The choice to focus on transportation routes is especially significant. This has been among the most volatile issues between Armenia and Azerbaijan, capable of triggering a new round of fighting. That both sides, with US mediation, have agreed to a framework for resolving this issue is encouraging news. The real question now is whether Washington will treat this as more than a one-day photo opportunity. Without sustained American engagement, the deal risks becoming just another in a long line of stalled initiatives that have defined this conflict’s history.
For Armenia, the economic stakes are considerable. Reopening transit links could be transformative for a country whose economy has been constrained for decades, and would bolster its efforts to draw closer to the EU and the West. The main unknown is Turkey: Ankara has long made peace with Baku a condition for unsealing its border with Armenia — a step agreed to in principle three years ago, but frozen ever since.
If Turkey now moves to unseal that border, the impact would be felt far beyond Armenia’s economy. It would signal a shift in regional dynamics, expanding Ankara’s influence and commercial reach into the South Caucasus. That decision, more than Friday’s ceremony, could determine whether this agreement becomes a genuine turning point for the entire region.
George Sanikidze | Professor at Ilia State University

The agreement reached on the opening of the ‘Zangezur corridor’ naturally does not align with Iran’s interests. Through the agreement, Iran would no longer have the only route connecting Azerbaijan to Nakhchivan, Russia’s position as Iran’s ally is severely weakened in the region, and it is possible that the US could categorically demand (or has already demanded) Armenia to sever or at least significantly downgrade its ties with Iran.
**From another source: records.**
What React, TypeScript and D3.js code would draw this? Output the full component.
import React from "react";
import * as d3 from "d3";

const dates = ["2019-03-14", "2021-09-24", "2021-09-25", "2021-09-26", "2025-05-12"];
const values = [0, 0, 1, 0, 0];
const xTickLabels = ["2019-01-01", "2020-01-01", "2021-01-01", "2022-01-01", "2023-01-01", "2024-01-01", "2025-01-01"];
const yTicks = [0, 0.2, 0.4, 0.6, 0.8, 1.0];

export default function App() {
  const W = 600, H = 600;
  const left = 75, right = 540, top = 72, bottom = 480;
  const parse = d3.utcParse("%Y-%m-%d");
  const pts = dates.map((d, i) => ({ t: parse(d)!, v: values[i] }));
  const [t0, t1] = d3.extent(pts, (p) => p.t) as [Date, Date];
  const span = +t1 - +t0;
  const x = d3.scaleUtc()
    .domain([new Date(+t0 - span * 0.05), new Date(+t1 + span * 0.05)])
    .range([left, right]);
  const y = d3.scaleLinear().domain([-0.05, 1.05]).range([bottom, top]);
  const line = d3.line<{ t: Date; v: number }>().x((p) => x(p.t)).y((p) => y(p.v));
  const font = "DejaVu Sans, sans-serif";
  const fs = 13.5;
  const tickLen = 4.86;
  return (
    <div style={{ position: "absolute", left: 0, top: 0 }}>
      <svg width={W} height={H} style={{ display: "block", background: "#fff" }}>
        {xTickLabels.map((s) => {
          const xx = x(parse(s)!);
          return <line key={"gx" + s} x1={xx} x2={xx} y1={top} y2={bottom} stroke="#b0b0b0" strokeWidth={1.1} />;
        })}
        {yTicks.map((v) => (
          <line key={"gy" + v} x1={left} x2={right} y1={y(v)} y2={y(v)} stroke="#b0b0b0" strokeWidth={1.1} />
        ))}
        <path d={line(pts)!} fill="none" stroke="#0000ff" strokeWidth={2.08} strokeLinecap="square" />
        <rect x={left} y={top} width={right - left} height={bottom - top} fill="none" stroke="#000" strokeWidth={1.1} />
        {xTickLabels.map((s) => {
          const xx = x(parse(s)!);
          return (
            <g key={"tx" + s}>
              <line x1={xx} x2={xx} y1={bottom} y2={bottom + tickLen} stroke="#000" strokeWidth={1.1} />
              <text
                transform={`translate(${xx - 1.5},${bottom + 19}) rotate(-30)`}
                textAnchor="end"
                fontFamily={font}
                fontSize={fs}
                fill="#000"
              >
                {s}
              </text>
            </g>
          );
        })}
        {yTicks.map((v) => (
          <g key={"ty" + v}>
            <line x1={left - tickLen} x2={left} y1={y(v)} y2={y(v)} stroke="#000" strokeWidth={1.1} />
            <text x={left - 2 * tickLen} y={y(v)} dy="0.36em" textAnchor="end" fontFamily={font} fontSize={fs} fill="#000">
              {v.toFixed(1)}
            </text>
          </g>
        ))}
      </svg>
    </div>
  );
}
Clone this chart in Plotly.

While a principled agreement has been reached, its details are still unknown to us, or whether there is even a written plan for its implementation. What will happen specifically at the Iran–Armenia border, where Russian border guards were replaced by Armenians only at the beginning of this year? If the border control is at least partially taken over by the American side (which would be logical), that would be catastrophic for Iran.
Separately, is there talk of building a railway from Turkey to Nakhchivan? Such a direct connection between Turkey and Azerbaijan definitely opposes Iran’s interests. For Armenia itself, it would be much more interesting and profitable to restore the Kars–Gyumri railway that existed during the Russian Empire, most of which ran through Armenian territory. But even in this case, Iran remains sidelined.
Apart from the fact that Iran was the only route connecting Azerbaijan to its exclave, it also remains the sole supplier of natural gas to Nakhchivan, which partially gives it the leverage to ‘blackmail’ Azerbaijan. Despite the declared readiness to deepen trade and economic relations, there are several sources of conflict between the two countries — including Azerbaijan’s close cooperation with Israel. Has a plan been developed to replace Iran in this regard?
The agreement is yet another blow to Iran following its failure in the war with Israel. Against the backdrop of overall pressure, Iran’s regional ambitions are extremely weakened. However, I will repeat that many questions related to the agreement remain unanswered. It is also unclear how stable the regime in Iran is and what steps it will take (or what concessions it will make) to preserve its existence.